Is It Time to Automate Your Finance Planning Processes?
Automating repetitive financial planning tasks can reduce errors, shorten cycle times, and increase financial planning and analysis (FP&A) productivity.
Automating repetitive financial planning tasks can reduce errors, shorten cycle times, and increase financial planning and analysis (FP&A) productivity.
If you’re moving or manipulating the same data over and over again, month after month, it’s time to automate your financial planning and analysis (FP&A) processes. Why? As an article in CFO magazine explains, automated systems for finance and accounting teams take time-intensive, repetitive tasks and “put them on autopilot, freeing up work hours and bandwidth.”
So where to start? Generally, you want to automate planning functions that feature consistency and repetition. Those traits will maximize your time savings because you’re generating the same finance report on a regular basis.
At Workday, our finance team relies on many of these automated systems. For example, we have a fully automated process that loads invoices and collections data into Workday Adaptive Planning for finance.
The whole idea with automation is that once it’s set up and running, nobody really has to think about it.
That’s one of the many benefits you can achieve through automation. Here are more automation tips, so you can get on board with continuous planning and start generating strategic insights instead of getting buried in mundane tasks.
The more you look for tasks to automate, the better you get at figuring out what to automate and what to do manually. For instance, if you start doing a fully automated saved-search import for billings and collections, you can use that same model to bring in another dataset from your enterprise resource planning (ERP) system.
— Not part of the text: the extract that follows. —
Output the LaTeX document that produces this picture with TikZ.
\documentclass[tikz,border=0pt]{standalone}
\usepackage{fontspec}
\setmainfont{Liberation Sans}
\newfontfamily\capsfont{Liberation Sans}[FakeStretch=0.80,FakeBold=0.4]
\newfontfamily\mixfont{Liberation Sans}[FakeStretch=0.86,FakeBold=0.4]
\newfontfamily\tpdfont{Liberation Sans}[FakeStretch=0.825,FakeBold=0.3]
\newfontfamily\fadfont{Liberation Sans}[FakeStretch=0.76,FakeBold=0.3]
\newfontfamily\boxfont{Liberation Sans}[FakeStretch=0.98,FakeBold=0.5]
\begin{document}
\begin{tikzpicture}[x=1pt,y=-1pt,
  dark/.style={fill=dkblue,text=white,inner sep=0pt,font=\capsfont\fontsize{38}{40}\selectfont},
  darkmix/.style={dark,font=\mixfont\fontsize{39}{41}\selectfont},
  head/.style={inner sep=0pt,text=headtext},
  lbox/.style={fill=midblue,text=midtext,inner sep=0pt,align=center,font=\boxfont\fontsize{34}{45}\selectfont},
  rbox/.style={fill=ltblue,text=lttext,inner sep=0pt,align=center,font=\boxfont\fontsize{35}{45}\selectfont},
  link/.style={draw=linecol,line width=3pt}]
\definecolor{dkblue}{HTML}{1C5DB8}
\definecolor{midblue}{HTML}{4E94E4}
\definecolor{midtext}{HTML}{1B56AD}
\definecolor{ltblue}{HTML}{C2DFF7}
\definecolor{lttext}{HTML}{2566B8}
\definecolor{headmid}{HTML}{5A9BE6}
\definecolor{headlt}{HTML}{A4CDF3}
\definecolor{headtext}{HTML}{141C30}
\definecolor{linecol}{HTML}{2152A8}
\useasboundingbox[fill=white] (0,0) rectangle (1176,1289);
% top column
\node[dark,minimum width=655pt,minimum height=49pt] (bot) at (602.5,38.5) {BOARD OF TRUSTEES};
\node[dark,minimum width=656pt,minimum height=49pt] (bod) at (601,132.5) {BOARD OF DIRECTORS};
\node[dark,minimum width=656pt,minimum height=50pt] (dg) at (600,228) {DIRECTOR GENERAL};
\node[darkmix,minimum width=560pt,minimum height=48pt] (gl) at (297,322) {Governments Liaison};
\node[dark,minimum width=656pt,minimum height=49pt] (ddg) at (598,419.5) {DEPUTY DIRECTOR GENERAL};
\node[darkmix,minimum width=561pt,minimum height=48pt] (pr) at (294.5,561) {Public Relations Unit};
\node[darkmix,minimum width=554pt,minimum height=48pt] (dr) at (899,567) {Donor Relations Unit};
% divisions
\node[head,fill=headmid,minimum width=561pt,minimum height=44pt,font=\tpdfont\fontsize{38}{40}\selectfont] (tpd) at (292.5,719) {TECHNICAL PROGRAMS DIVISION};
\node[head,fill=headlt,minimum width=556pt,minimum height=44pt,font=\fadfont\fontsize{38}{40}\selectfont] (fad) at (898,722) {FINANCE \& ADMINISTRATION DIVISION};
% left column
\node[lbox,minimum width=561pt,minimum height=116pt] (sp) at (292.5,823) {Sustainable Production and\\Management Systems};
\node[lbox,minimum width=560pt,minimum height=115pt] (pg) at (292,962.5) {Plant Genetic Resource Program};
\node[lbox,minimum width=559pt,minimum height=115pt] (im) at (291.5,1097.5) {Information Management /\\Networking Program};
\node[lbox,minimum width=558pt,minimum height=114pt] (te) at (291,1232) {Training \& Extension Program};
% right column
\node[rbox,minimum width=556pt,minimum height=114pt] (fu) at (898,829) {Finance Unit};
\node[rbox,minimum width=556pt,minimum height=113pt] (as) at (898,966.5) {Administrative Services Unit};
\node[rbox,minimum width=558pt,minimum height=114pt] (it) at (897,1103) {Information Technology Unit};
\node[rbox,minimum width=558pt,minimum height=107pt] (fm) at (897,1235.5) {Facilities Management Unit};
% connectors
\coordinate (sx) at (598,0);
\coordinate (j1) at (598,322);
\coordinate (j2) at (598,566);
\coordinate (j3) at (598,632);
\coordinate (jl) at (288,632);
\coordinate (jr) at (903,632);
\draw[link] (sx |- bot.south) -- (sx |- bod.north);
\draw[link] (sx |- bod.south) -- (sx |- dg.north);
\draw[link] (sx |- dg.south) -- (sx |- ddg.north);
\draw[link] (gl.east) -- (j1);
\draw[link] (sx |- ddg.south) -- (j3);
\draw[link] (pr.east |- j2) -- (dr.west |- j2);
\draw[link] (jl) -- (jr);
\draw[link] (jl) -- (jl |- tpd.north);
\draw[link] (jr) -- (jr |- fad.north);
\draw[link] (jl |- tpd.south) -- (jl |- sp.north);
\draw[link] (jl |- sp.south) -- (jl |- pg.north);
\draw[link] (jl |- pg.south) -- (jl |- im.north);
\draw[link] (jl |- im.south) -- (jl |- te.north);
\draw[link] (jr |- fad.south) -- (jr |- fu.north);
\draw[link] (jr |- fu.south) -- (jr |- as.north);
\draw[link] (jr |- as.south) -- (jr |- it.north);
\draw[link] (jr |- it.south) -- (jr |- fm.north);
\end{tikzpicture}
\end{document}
One of the key perks of automation is that it doesn’t just free up your time but can benefit others on your team as well. For example, accessing reports should become easier for them. Keep everyone in the loop on what is being automated so that your entire team can become more efficient and strategic. That will also ensure that if someone leaves the company, the automation they created won’t be lost or difficult to duplicate.
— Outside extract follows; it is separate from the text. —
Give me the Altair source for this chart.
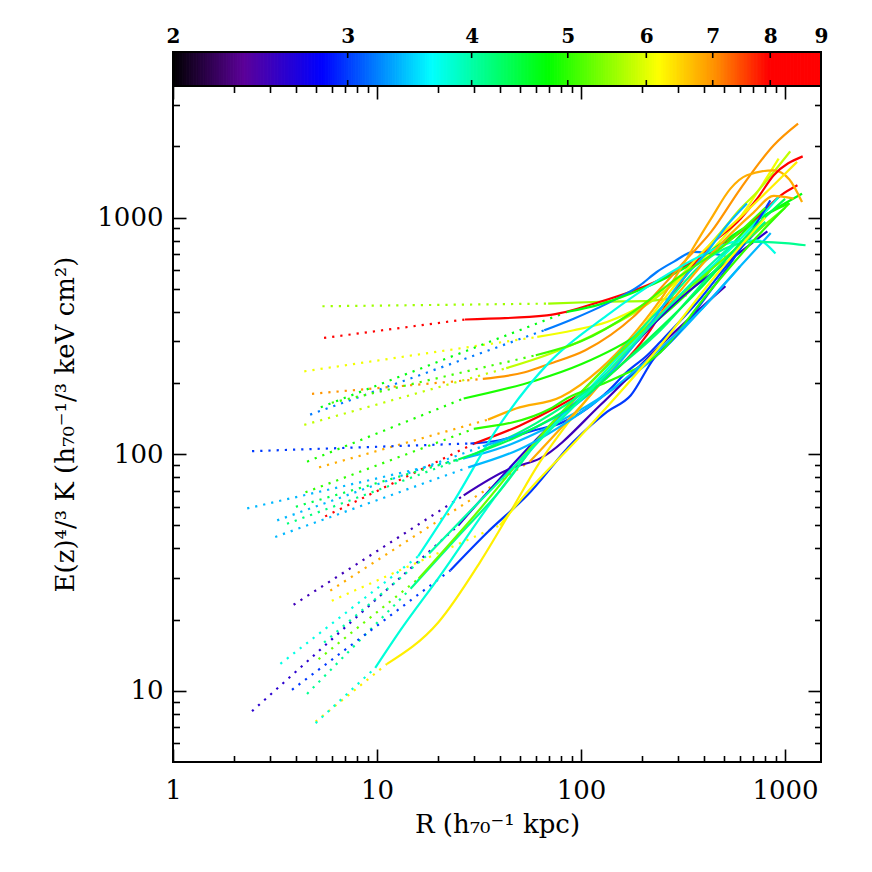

The whole point of automation is that once it’s set up and running, nobody really has to think about it. Therefore, part of the calculation of whether something is worth automating is if the benefit can be appreciated systemwide. Everybody on your team should have access to what’s running automatically, and there should be no surprises. If you’re out of the office or busy, the automated programs should still keep running and be easily accessible to anyone who needs them.
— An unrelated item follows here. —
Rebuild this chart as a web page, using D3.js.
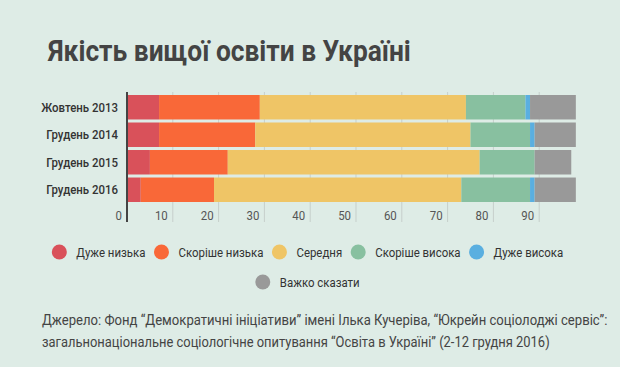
<!DOCTYPE html>
<html>
<head>
<meta charset="utf-8">
<script src="https://cdn.jsdelivr.net/npm/d3@7"></script>
<style>
  html, body { margin: 0; padding: 0; background: #deece6; }
  svg { display: block; font-family: Roboto, "Noto Sans", sans-serif; }
</style>
</head>
<body>
<svg id="chart" width="620" height="367"></svg>
<script>
const title = "Якість вищої освіти в Україні";
const categories = ["Жовтень 2013", "Грудень 2014", "Грудень 2015", "Грудень 2016"];
const seriesNames = ["Дуже низька", "Скоріше низька", "Середня", "Скоріше висока", "Дуже висока", "Важко сказати"];
const seriesColors = ["#d9515a", "#f96838", "#efc566", "#88c0a0", "#5aafe0", "#999999"];
const veryLow   = [7, 7, 5, 3];
const ratherLow = [22, 21, 17, 16];
const medium    = [45, 47, 55, 54];
const ratherHigh= [13, 13, 12, 15];
const veryHigh  = [1, 1, 0, 1];
const hardToSay = [10, 9, 8, 9];
const tickValues = [0, 10, 20, 30, 40, 50, 60, 70, 80, 90];
const sourceLines = [
  "Джерело: Фонд “Демократичні ініціативи” імені Ілька Кучеріва, “Юкрейн соціолоджі сервіс”:",
  "загальнонаціональне соціологічне опитування “Освіта в Україні” (2-12 грудня 2016)"
];

const seriesValues = [veryLow, ratherLow, medium, ratherHigh, veryHigh, hardToSay];
const rows = categories.map((c, i) => {
  const r = { cat: c };
  seriesNames.forEach((s, j) => r[s] = seriesValues[j][i]);
  return r;
});
const stacked = d3.stack().keys(seriesNames)(rows);

const svg = d3.select("#chart");
const x = d3.scaleLinear().domain([0, 100]).range([127, 585]);
const y = d3.scaleBand().domain(categories).range([95, 202]).paddingInner(0.11).paddingOuter(0);
const condense = 0.88;

// draws a text horizontally squeezed by a scale transform (condensed look)
function squeezedText(parent, str, ax, ay, anchor, sx, attrs) {
  const t = parent.append("text").text(str).attr("text-anchor", anchor);
  Object.entries(attrs).forEach(([k, v]) => t.attr(k, v));
  t.attr("transform", `translate(${ax},${ay}) scale(${sx},1)`);
  return t;
}
function fitText(parent, str, ax, ay, targetW, attrs) {
  const t = parent.append("text").text(str);
  Object.entries(attrs).forEach(([k, v]) => t.attr(k, v));
  const w = t.node().getComputedTextLength();
  t.attr("transform", `translate(${ax},${ay}) scale(${targetW / w},1)`);
  return t;
}

// title
fitText(svg, title, 48, 61, 363, { "font-size": 29, "font-weight": 700, fill: "#444" });

// gridlines
svg.append("g").selectAll("line").data(tickValues.filter(d => d > 0)).join("line")
  .attr("x1", d => x(d)).attr("x2", d => x(d))
  .attr("y1", 92).attr("y2", 222)
  .attr("stroke", "#c6cfcb").attr("stroke-width", 1);

// bars
svg.append("g").selectAll("g").data(stacked).join("g")
  .attr("fill", (d, i) => seriesColors[i])
  .selectAll("rect").data(d => d).join("rect")
  .attr("x", d => x(d[0]))
  .attr("width", d => x(d[1]) - x(d[0]))
  .attr("y", d => y(d.data.cat))
  .attr("height", y.bandwidth());

// axis line
svg.append("line")
  .attr("x1", 127).attr("x2", 127).attr("y1", 92).attr("y2", 222)
  .attr("stroke", "#444").attr("stroke-width", 2);

// tick labels
const tg = svg.append("g");
tickValues.forEach(v => squeezedText(tg, v, x(v) - 5, 220, "end", condense,
  { "font-size": 13, fill: "#555" }));

// category labels
const cg = svg.append("g");
categories.forEach(c => squeezedText(cg, c, 118, y(c) + y.bandwidth() / 2 + 4.5, "end", condense,
  { "font-size": 13, "font-weight": 500, fill: "#333" }));

// legend
const legendRows = [[0, 1, 2, 3, 4], [5]];
const legendY = [252, 282];
legendRows.forEach((idxs, ri) => {
  const g = svg.append("g");
  const items = idxs.map(i => {
    const it = g.append("g");
    it.append("circle").attr("r", 7.5).attr("fill", seriesColors[i]);
    const t = squeezedText(it, seriesNames[i], 17, 4.5, "start", condense,
      { "font-size": 13, fill: "#333" });
    const w = t.node().getComputedTextLength() * condense;
    return { it, w };
  });
  const widths = items.map(d => 7.5 + 17 + d.w);
  const gap = 8.5;
  const total = d3.sum(widths) + gap * (items.length - 1);
  let cx = 307.5 - total / 2;
  items.forEach((d, k) => {
    d.it.attr("transform", `translate(${cx + 7.5},${legendY[ri]})`);
    cx += widths[k] + gap;
  });
});

// source
const sg = svg.append("g");
sourceLines.forEach((s, i) => fitText(sg, s, 42, 325 + i * 21.5, i === 0 ? 566 : 508,
  { "font-size": 14, fill: "#444" }));
</script>
</body>
</html>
Avoid the temptation to automate everything—especially in the beginning. Figure out which report or data analysis will make your work more efficient, accurate, or understandable—or all of the above. Then, build momentum, working with the rest of the finance team to strategically identify where it makes the most sense to automate.
Automation is amazing, but the heart of finance will always be human beings using critical thinking and expertise to add value to their organizations. It’s important to maintain that human element. Your system should augment what you’re doing and help you do it faster, but with human-made decisions behind it.
As the pace of business quickens, knowing how to take a strategic approach to automation will give you and your team a clear competitive edge. And remember: If you don’t automate, your competition surely will, gaining an advantage over your organization.